Helen Brach: Gone But Not Forgotten
Matlick waited two weeks from the date that he said he dropped Helen off for her trip to Florida before he reported her missing. He went to the Glenview Police Department to file a missing person's report, only to be told that such a report had to come from a family member. Jack contacted Helen's only living relative, her brother, Charles.
Charles Voorhees immediately flew from southern Ohio to Glenview to file the report. Before stopping at the police station to ask the authorities to search for his missing sister, Voorhees ran an errand. He and Matlick went to the Brach estate to look things over. Voorhees had long enjoyed the benefits of having a very rich sister, but he was not living the high life by any means. A retired railroad worker, Voorhees had accepted annual gifts from his sister, and expressed little interest in her money.
He followed Matlick's lead when they searched the house for clues and incredibly agreed with Matlick that they should follow his sister's wishes and destroy her journals and automatic writings. She had left explicit instructions to burn the journals and papers "if something should happen." Despite the fact that she had been gone just two weeks and there was no evidence to indicate anything had happened to her other than a significant deviation in her normal routine, and despite the fact that such documents might have provided important clues for the people who wanted to find her, Vorhees allowed Matlick — outside his presence — to burn the papers. Whatever evidence they might have contained was lost forever. Then, having undoubtedly destroyed valuable clues to his sister's whereabouts, he went to the police station to report her missing.
The Glenview police were puzzled by the disappearance of Helen Brach and frustrated by the actions of her brother and houseman. For good reason, they immediately focused their investigation on Jack Matlick. First of all, no ransom demand had been made for Helen Brach, and secondly, Matlick's claim of dropping her off at O'Hare Airport with no luggage and no itinerary was unbelievable. Under stiff questioning by authorities, Matlick stuck by his story.

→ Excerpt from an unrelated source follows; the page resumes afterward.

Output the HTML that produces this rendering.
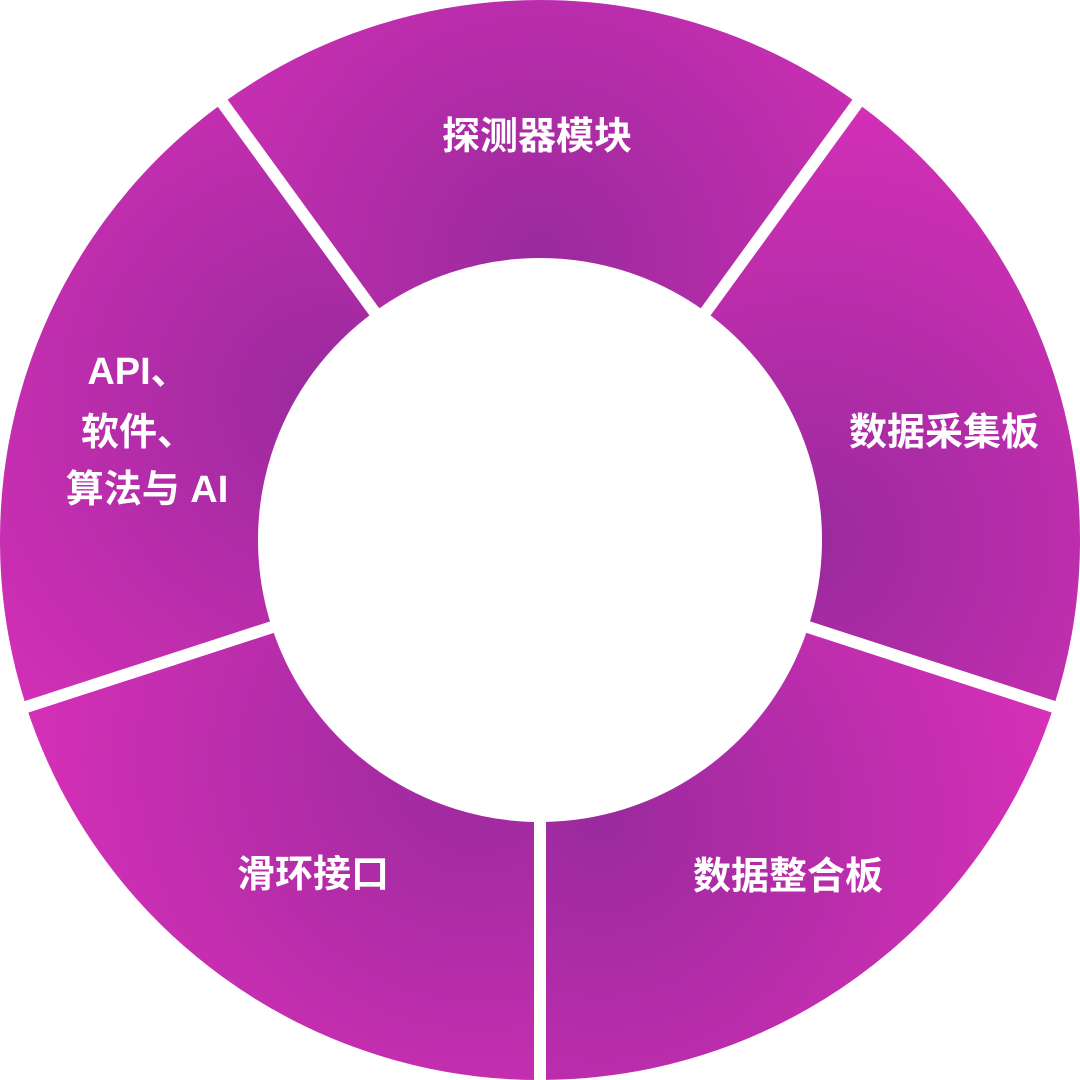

He did admit that he and Helen had exchanged harsh words over the sale of an automobile, but beyond that, he claimed they got along fine. He refused to back down from his claim that Helen had signed the checks with an injured hand.
Eventually, Matlick agreed to take a series of lie detector tests, but the results were inconclusive. Matlick told police that he had nothing to do with Brach's disappearance and that he would not benefit from her death — after all, he told them, he wasn't mentioned in her will.
Later, Matlick claimed that he showed a copy of Helen's will to the Glenview police to prove he had nothing to gain by killing her. The Glenview authorities denied strenuously that Matlick had ever shown them a will.
The Glenview Police searched the Brach residence several times, went over the grounds with a fine-tooth comb and interviewed anyone with any knowledge of Helen Brach, but grew increasingly frustrated.
With no body, no evidence of a crime, no witnesses of a crime and no suspects, their hands were tied. The typical investigative powers of law enforcement were stymied. Over time, leads dried up and the clues withered. Eventually, the Glenview Police simply gave up. There was nothing else they could do.